In order to account for repeated permutations, for each $f \in E^{(1)}$ define the function $\#_f \colon E \to \mathbb{N}$ to be given by $\#_f(e) = \mathrm{Card}(\{n \in \mathbb{N} : f(n) = e\})$. Then consider the equivalence relation $\sim$ on $E^{(1)}$ given by $f \sim g$ if and only if $\#_f = \#_g$, so that we can take the quotient $E^{(2)} = E^{(1)} / \sim$.
Then we define the linear order on $E^{(2)}$ to be given by the following equivalence:
- $[f]_\sim \leq [g]_\sim$
- For all $e \in E$, either $\#_f(e) \leq \#_g(e)$ or there exists $\epsilon \in E$ with $e < \epsilon$ and $\#_f(\epsilon) < \#_g(\epsilon)$.
This gives us a well-defined linear order on the set of formal products of $E$ (where all elements of $E$ are treated as positive, and the empty product represents $1$). We quickly add in negative elements by taking a copy of $E^{(2)}$ with reverse ordering (which we can denote by $\mathrm{Neg}(E^{(2)})$), and define $E^{(3)} = \mathrm{Neg}(E^{(2)}) \sqcup E^{(2)}$ with linear order given by having all the elements of $\mathrm{Neg}(E^{(2)})$ precede all the elements of $E^{(2)}$.
Given this ordering, there is a canonical way to extend our linear order to the set of formal sums of $E^{(3)}$ (i.e. elements of the form $e_{1,1}*...*e_{1,n_1} + ... + e_{m,1}*...*e_{m,n_m}$), such that if $x, y \in E^{(3)}$ with $x < y$ and $n \in \mathbb{N} \backslash \{0\}$ then $n*x < y$. The details are left out due to being tedious, but can be added if requested.

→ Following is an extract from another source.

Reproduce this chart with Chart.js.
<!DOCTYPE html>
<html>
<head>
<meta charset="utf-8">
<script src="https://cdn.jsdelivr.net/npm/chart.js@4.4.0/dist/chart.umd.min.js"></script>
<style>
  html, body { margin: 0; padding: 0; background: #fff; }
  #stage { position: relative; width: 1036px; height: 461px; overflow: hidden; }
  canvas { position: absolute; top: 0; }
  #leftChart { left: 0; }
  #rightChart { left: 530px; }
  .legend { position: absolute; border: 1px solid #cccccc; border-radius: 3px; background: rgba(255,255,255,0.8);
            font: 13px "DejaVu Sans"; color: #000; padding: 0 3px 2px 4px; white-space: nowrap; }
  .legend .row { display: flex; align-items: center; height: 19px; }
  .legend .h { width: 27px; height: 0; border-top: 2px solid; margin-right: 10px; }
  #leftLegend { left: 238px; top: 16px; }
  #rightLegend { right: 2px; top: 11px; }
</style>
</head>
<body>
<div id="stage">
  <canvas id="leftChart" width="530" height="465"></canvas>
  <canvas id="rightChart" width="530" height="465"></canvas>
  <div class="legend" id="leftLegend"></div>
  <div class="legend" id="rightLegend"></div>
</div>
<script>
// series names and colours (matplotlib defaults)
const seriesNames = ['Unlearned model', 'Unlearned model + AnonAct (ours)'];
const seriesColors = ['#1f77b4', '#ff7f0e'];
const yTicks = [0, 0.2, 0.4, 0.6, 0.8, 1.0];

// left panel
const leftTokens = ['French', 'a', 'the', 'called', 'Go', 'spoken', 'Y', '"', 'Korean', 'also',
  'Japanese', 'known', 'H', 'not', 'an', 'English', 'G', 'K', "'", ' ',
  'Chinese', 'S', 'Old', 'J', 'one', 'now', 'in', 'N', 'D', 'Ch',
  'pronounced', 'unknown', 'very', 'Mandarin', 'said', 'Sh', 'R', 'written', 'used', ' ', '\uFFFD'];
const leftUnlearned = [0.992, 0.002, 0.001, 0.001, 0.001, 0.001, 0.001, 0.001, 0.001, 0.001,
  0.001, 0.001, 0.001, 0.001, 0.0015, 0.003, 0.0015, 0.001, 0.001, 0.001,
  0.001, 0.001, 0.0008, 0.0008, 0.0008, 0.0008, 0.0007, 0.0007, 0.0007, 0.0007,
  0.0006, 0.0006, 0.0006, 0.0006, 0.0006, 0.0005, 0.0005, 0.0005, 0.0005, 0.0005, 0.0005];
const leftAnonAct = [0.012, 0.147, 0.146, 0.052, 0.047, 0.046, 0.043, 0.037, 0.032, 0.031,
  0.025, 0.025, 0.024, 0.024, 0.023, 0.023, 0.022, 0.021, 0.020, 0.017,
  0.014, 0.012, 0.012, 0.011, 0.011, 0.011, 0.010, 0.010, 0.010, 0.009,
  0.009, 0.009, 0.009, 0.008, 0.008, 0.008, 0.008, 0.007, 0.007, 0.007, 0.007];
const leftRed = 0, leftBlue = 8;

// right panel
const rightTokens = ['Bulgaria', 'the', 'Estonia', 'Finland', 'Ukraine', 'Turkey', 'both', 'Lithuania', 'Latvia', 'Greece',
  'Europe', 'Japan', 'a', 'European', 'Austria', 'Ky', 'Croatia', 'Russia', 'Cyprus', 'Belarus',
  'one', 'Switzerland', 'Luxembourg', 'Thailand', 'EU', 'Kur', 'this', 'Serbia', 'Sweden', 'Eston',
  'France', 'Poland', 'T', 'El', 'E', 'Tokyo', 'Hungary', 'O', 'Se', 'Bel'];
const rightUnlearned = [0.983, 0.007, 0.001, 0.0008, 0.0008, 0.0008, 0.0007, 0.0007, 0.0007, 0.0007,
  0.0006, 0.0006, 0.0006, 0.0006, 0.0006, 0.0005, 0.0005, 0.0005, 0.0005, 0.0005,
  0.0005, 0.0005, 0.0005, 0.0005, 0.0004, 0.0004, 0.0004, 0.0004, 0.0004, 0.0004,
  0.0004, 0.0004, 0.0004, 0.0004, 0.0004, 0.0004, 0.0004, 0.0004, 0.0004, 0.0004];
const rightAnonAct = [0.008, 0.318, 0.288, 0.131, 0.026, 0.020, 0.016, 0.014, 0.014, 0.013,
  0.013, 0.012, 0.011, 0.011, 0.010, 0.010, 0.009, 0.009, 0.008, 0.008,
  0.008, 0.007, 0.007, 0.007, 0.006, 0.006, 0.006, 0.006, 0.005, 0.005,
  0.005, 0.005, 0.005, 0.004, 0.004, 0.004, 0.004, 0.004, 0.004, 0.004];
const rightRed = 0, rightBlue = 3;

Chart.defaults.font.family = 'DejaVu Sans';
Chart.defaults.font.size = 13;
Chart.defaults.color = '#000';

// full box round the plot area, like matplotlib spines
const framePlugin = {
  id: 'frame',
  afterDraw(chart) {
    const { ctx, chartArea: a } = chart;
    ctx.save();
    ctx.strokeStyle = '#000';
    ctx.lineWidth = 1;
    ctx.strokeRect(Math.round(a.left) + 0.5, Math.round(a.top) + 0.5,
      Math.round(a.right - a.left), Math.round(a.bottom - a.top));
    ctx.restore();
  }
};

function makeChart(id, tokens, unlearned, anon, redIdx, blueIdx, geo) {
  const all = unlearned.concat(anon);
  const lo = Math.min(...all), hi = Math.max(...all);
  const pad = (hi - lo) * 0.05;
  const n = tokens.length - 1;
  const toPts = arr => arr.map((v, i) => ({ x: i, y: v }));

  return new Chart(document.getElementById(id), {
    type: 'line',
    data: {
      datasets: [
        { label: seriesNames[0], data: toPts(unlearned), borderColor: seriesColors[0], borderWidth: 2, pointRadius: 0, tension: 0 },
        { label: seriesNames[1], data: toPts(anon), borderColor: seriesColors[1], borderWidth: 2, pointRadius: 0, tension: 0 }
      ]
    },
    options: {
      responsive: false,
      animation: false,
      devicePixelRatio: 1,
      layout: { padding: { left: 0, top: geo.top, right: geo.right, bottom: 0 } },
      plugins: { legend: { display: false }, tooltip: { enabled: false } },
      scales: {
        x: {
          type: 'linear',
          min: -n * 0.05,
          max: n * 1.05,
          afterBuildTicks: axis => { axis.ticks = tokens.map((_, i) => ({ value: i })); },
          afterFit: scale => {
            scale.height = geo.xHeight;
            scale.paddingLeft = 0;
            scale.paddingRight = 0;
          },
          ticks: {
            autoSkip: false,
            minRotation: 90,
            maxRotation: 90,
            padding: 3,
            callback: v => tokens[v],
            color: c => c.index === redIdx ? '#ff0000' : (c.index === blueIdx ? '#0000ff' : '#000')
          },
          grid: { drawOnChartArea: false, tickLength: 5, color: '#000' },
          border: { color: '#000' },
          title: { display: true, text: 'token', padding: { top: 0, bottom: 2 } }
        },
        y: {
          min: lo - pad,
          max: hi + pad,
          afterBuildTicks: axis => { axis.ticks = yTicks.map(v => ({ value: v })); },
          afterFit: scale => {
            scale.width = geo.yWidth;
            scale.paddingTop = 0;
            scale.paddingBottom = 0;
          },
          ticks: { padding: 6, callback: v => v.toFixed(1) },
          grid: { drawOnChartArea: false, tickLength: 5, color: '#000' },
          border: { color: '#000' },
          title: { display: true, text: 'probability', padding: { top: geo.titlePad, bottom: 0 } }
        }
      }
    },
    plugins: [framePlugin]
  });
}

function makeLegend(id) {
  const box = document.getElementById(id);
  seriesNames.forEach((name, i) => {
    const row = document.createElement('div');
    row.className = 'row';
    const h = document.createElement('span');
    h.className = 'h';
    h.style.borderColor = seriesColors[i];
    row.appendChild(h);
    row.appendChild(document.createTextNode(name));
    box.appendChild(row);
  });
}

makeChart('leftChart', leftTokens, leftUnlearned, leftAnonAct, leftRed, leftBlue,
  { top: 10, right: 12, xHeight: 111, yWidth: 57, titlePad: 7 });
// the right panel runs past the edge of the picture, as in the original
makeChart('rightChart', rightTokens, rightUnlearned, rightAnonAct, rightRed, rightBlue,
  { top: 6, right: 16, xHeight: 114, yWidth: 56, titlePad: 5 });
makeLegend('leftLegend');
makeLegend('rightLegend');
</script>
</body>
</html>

Which leaves us with an ordered ring $\mathrm{Ring}(E)$, that in turn gives us an ordered field $\mathrm{Field}(E)$ (the field of fractions of $\mathrm{Ring}(E)$).

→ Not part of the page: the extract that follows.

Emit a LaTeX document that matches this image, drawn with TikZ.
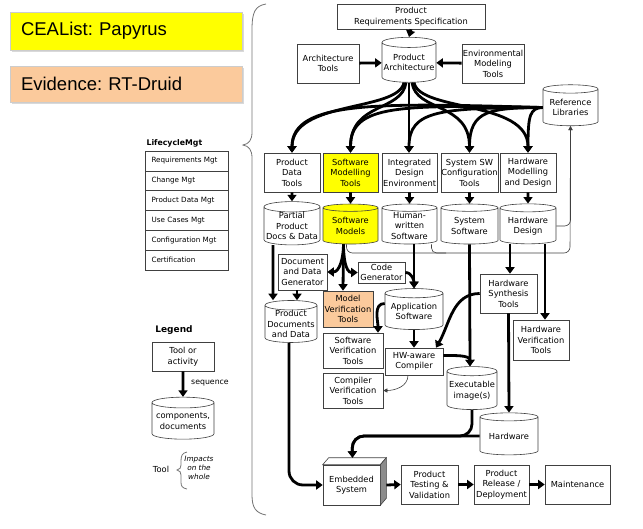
\documentclass[tikz,border=0pt]{standalone}
\usepackage{fontspec}
\setmainfont{DejaVu Sans}
\newfontfamily\titlefont{Liberation Sans}
\usetikzlibrary{arrows.meta,shapes.geometric,shadows}
\definecolor{papyrus}{RGB}{255,255,0}
\definecolor{druid}{RGB}{251,202,156}
\frenchspacing

\begin{document}
\begin{tikzpicture}[x=1pt,y=1pt]

\tikzset{box/.style={draw=black!75,line width=0.6pt,fill=white,align=center,inner sep=0pt,font=\fontsize{8.3}{10.5}\selectfont}}
\tikzset{cyl/.style={box,cylinder,shape border rotate=90,aspect=0.2}}
\tikzset{sz/.style 2 args={minimum width=#1pt,minimum height=#2pt}}
\tikzset{line/.style={draw,line width=2.8pt}}
\tikzset{arrow/.style={line,-{Triangle[length=6.5pt,width=9pt]}}}
\tikzset{thinline/.style={draw=black!75,line width=0.6pt}}
\tikzset{thinarrow/.style={thinline,-{Triangle[length=4pt,width=4pt]}}}
\tikzset{row/.style={draw=black!75,line width=0.6pt,minimum width=83pt,minimum height=19.8pt,text width=70pt,align=left,inner sep=0pt,font=\fontsize{7.2}{8.5}\selectfont}}
\tikzset{titlebox/.style={draw=black!20,line width=0.4pt,minimum width=232pt,text width=210pt,align=left,inner sep=0pt,drop shadow={shadow xshift=2pt,shadow yshift=-2pt,opacity=0.3},font=\titlefont\fontsize{18.5}{21}\selectfont}}
\tikzset{brace/.style={draw=black!55,line width=0.8pt}}

\useasboundingbox (0,0) rectangle (643,-528);

% left column
\node[titlebox,fill=papyrus,minimum height=38pt] (ceal) at (126,-31) {CEAList: Papyrus};
\node[titlebox,fill=druid,minimum height=36pt] (evid) at (126,-84) {Evidence: RT-Druid};

\node[anchor=west,font=\bfseries\fontsize{7.8}{9}\selectfont] (lcm) at (143,-143) {LifecycleMgt};
\node[row] (r1) at (186.5,-160.9) {Requirements Mgt};
\node[row] (r2) at (186.5,-180.7) {Change Mgt};
\node[row] (r3) at (186.5,-200.5) {Product Data Mgt};
\node[row] (r4) at (186.5,-220.3) {Use Cases Mgt};
\node[row] (r5) at (186.5,-240.1) {Configuration Mgt};
\node[row] (r6) at (186.5,-259.9) {Certification};

\node[font=\bfseries\fontsize{9}{10}\selectfont] (leg) at (174,-330) {Legend};
\node[box,sz={62}{29}] (tool) at (183,-356.5) {Tool or\\activity};
\node[cyl,sz={62}{42}] (comp) at (183,-421) {components,\\documents};
\node[font=\fontsize{7.8}{9}\selectfont] (seq) at (210,-383) {sequence};
\path[arrow] (tool.south) -- (comp.north);
\node[font=\fontsize{8.3}{9}\selectfont] (tl) at (161,-469) {Tool};
\node[font=\itshape\fontsize{7.3}{9}\selectfont,align=center] (imp) at (199,-468) {Impacts\\on the\\whole};
\draw[brace] (187,-452) .. controls (182,-453) and (181,-456) .. (181,-461) -- (181,-465)
  .. controls (181,-468) and (180,-469) .. (177,-470) .. controls (180,-471) and (181,-472) .. (181,-475)
  -- (181,-482) .. controls (181,-486) and (182,-488) .. (187,-489);

% big brace
\draw[brace] (266,-4) .. controls (255,-6) and (252,-12) .. (252,-30) -- (252,-132)
  .. controls (252,-140) and (249,-144) .. (243,-145) .. controls (249,-146) and (252,-150) .. (252,-158)
  -- (252,-495) .. controls (252,-508) and (256,-513) .. (266,-515);

% top
\node[box,sz={148}{25}] (prs) at (411,-16.5) {Product\\Requirements Specification};
\node[cyl,sz={54}{45}] (parch) at (409,-62.5) {Product\\Architecture};
\node[box,sz={62}{39}] (archt) at (328,-63.5) {Architecture\\Tools};
\node[box,sz={62}{39}] (envt) at (493,-63.5) {Environmental\\Modeling\\Tools};
\node[cyl,sz={55}{41}] (reflib) at (570.5,-107.5) {Reference\\Libraries};

% tools
\node[box,sz={56}{39}] (pdt) at (292,-172.5) {Product\\Data\\Tools};
\node[box,sz={55}{39},fill=papyrus] (smt) at (350.5,-172.5) {Software\\Modelling\\Tools};
\node[box,sz={55}{39}] (ide) at (409.5,-172.5) {Integrated\\Design\\Environment};
\node[box,sz={57}{39}] (sswc) at (469.5,-172.5) {System SW\\Configuration\\Tools};
\node[box,sz={56}{39}] (hwmd) at (528,-172.5) {Hardware\\Modelling\\and Design};

% artefacts
\node[cyl,sz={56}{40}] (ppd) at (292,-226) {Partial\\Product\\Docs \& Data};
\node[cyl,sz={55}{40},fill=papyrus] (swm) at (350.5,-226) {Software\\Models};
\node[cyl,sz={55}{40}] (hws) at (409.5,-226) {Human-\\written\\Software};
\node[cyl,sz={57}{40}] (syss) at (469.5,-226) {System\\Software};
\node[cyl,sz={56}{40}] (hwd) at (528,-226) {Hardware\\Design};

% lower part
\node[box,sz={49}{36}] (ddg) at (302.5,-272) {Document\\and Data\\Generator};
\node[box,sz={47}{21}] (cg) at (381.5,-272.5) {Code\\Generator};
\node[box,sz={50}{36},fill=druid] (mvt) at (348,-309) {Model\\Verification\\Tools};
\node[cyl,sz={52}{42}] (pdd) at (291,-324) {Product\\Documents\\and Data};
\node[cyl,sz={58}{41}] (apps) at (414,-311.5) {Application\\Software};
\node[box,sz={60}{35}] (svt) at (353,-350.5) {Software\\Verification\\Tools};
\node[box,sz={58}{27}] (hwc) at (414,-361.5) {HW-aware\\Compiler};
\node[box,sz={60}{35}] (cvt) at (353,-390.5) {Compiler\\Verification\\Tools};
\node[box,sz={57}{39}] (hst) at (508.5,-293.5) {Hardware\\Synthesis\\Tools};
\node[box,sz={56}{40}] (hvt) at (541,-340) {Hardware\\Verification\\Tools};
\node[cyl,sz={50}{43}] (exe) at (472,-390.5) {Executable\\image(s)};
\node[cyl,sz={58}{42}] (hw) at (509,-436) {Hardware};

% bottom row
\node[box,sz={57}{40}] (emb) at (351.5,-485) {Embedded\\System};
\path[thinline,fill=white] (emb.north west) -- ++(6,7) -- ([shift={(6,7)}]emb.north east) -- (emb.north east) -- cycle;
\path[thinline,fill=black!45] (emb.north east) -- ++(6,7) -- ([shift={(6,7)}]emb.south east) -- (emb.south east) -- cycle;
\node[box,sz={57}{39}] (ptv) at (429.5,-484.5) {Product\\Testing \&\\Validation};
\node[box,sz={55}{39}] (prd) at (501.5,-484.5) {Product\\Release /\\Deployment};
\node[box,sz={65}{39}] (mnt) at (577.5,-484.5) {Maintenance};

% connectors at the top
\path[arrow] (prs.south) -- (parch.north);
\path[arrow] (archt) -- (parch);
\path[arrow] (envt) -- (parch);

\path[arrow] ([xshift=-5pt]parch.south) .. controls (398,-112) and (292,-100) .. (pdt.north);
\path[arrow] ([xshift=-3pt]parch.south) .. controls (402,-112) and (350.5,-102) .. (smt.north);
\path[arrow] (parch.south) -- (parch.south |- ide.north);
\path[arrow] ([xshift=3pt]parch.south) .. controls (416,-112) and (469.5,-102) .. (sswc.north);
\path[arrow] ([xshift=5pt]parch.south) .. controls (420,-112) and (528,-100) .. (hwmd.north);

\path[arrow] (reflib.west) .. controls (380,-103) and (292,-100) .. (pdt.north);
\path[arrow] (reflib.west) .. controls (400,-105) and (350.5,-104) .. (smt.north);
\path[arrow] (reflib.west) .. controls (440,-108) and (409,-110) .. (parch.south |- ide.north);
\path[arrow] (reflib.west) .. controls (490,-108) and (469.5,-110) .. (sswc.north);
\path[arrow] (reflib.west) .. controls (530,-108) and (528,-115) .. (hwmd.north);

\path[arrow] (pdt) -- (ppd);
\path[arrow] (smt) -- (swm);
\path[arrow] (ide) -- (hws);
\path[arrow] (sswc) -- (syss);
\path[arrow] (hwmd) -- (hwd);

% feedback to the libraries
\path[thinarrow,rounded corners=6pt] (hwd.east) -| (reflib.south);
\path[thinarrow,rounded corners=6pt] ([xshift=-4pt]swm.south) |- (570,-253) -- (reflib.south);
\path[thinline,rounded corners=5pt] ([xshift=22pt]hws.south) |- (446,-253);

% software branch
\path[arrow] ([xshift=-19pt]ppd.south) -- ([xshift=-18pt]pdd.north);
\path[arrow] ([xshift=-5.5pt]ddg.south) -- ([xshift=-5.5pt]ddg.south |- pdd.north);
\path[arrow] ([xshift=-7pt]swm.south) to[out=-90,in=0] (ddg.east);
\path[arrow] ([xshift=-7pt]swm.south) -- ([xshift=-5pt]mvt.north);
\path[arrow] ([xshift=-7pt]swm.south) to[out=-90,in=180] (cg.west);
\path[arrow] (apps.north |- hws.south) -- (apps.north);
\path[arrow] (cg.east) to[out=0,in=90] (apps.north);
\path[arrow] ([yshift=8pt]apps.west) to[out=180,in=90] ([xshift=25pt]svt.north);
\path[arrow] (apps.south) -- (hwc.north);
\path[thinarrow] ([xshift=-6pt]hwc.south) to[out=-90,in=0] (cvt.east);
\path[arrow] ([yshift=6pt]hwc.east) to[out=0,in=90] ([xshift=-2pt]exe.north);
\path[arrow] (syss.south) -- ([xshift=-2pt]exe.north);

% hardware branch
\path[arrow] ([xshift=-18pt]hwd.south) -- ([xshift=1.5pt]hst.north);
\path[arrow] ([xshift=17pt]hwd.south) -- ([xshift=4pt]hvt.north);
\path[arrow] (hst.west) to[out=180,in=60] ([xshift=22pt]hwc.north);
\path[arrow] (hst.south) -- (hw.north);

% integration
\path[arrow,rounded corners=14pt] ([xshift=-2pt]pdd.south) |- (emb.west);
\path[arrow,rounded corners=12pt] (exe.south) |- (352,-436) -- ([xshift=1pt,yshift=7pt]emb.north);
\path[arrow,rounded corners=12pt] (hw.west) -- (352,-436) -- ([xshift=1pt,yshift=7pt]emb.north);
\path[arrow] ([xshift=6pt]emb.east) -- (ptv.west);
\path[arrow] (ptv) -- (prd);
\path[arrow] (prd) -- (mnt);

\end{tikzpicture}
\end{document}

Note that $E$ is cofinal in $\mathrm{Field}(E)$. So if $E$ has a well-ordered cofinal subset, then $\mathrm{Field}(E)$ has a well-ordered cofinal subset.
If $\mathrm{Field}(E)$ has a well-ordered cofinal subset (say $S$). Without loss of generality, we can assume that every element of $S$ is positive. Then there exists a unique ordinal $\alpha$ and a unique order isomorphism $h \colon \alpha \to S$.
- Then for all $s \in S$ there exists unique $p_s, q_s \in \mathrm{Ring}(E)$ with $s = \frac{p_s}{q_s}$, such that $\frac{p_s}{q_s}$ is in reduced form.
- Then $P = \{ p_s \in \mathrm{Ring}(E) : s \in S \}$ is a cofinal subset of $\mathrm{Field}(E)$ as $p_s \geq s$ for all $s \in S$, due to $1$ being the smallest positive element in $\mathrm{Ring}(E)$. Further we have that $h^{*} \colon \alpha \to P$ given by $h^{*}(a) = p_{h(a)}$ is a well-defined surjective function.
- Then for all $p \in P$ there exists a unique $t_p \in E^{(2)}$ such that $t_p$ is the leading term in $p$, as every element of $P$ is a unique sum of finitely many elements in $E^{(2)}$.
- Then $T = \{ t_p \in E^{(2)} : p \in P \}$ is a cofinal subset of $\mathrm{Field}(E)$, as $E$ has no maximal element. Further we have that $h^{**} \colon \alpha \to T$ given by $h^{**}(a) = t_{h^{*}(a)}$ is a well-defined surjective function.
- Then for all $t \in T$ there exists a unique $e_t \in E$ such that $e_t$ is the maximal value in the product, as every element of $T$ is a unique product of finitely many elements of $E$.
- Then $X = \{ e_t \in E : t \in T \}$ is a cofinal subset of $\mathrm{Field}(E)$, as $E$ has no maximal element. Further we have that $h^{***} \colon \alpha \to X$ given by $h^{***}(a) = e_{h^{**}(a)}$ is a well-defined surjective function.
- Then $X$ is a cofinal subset of $E$, as $E$ is cofinal in $\mathrm{Field}(E)$.
- Then we can consider the subset $Y = \{ h^{***}(a) \in X : \forall b \in a, h^{***}(b) < h^{***}(a) \}$, which is cofinal in $E$ and well-ordered by $h^{***}|_Y$ with the order of $h^{***}|_Y$ agreeing with the order of $E$.
- Then $Y$ is a well-ordered cofinal subset of $E$.
Then $E$ has a well-ordered cofinal subset, if and only if, $\mathrm{Field}(E)$ has a well-ordered cofinal subset.
So if every ordered field has a well-ordered cofinal subset, then every linearly ordered set without a maximal element has a well-ordered cofinal subset (as $E$ is arbitrary).
So if every ordered field has a well-ordered cofinal subset, then every linearly ordered set has a well-ordered cofinal subset (as any linearly ordered set with a maximal element clearly has a well-ordered cofinal subset).
Hence every ordered field has a well-ordered cofinal subset, if and only if, every linearly ordered set has a well-ordered cofinal seubset (as the reverse claim is trivial).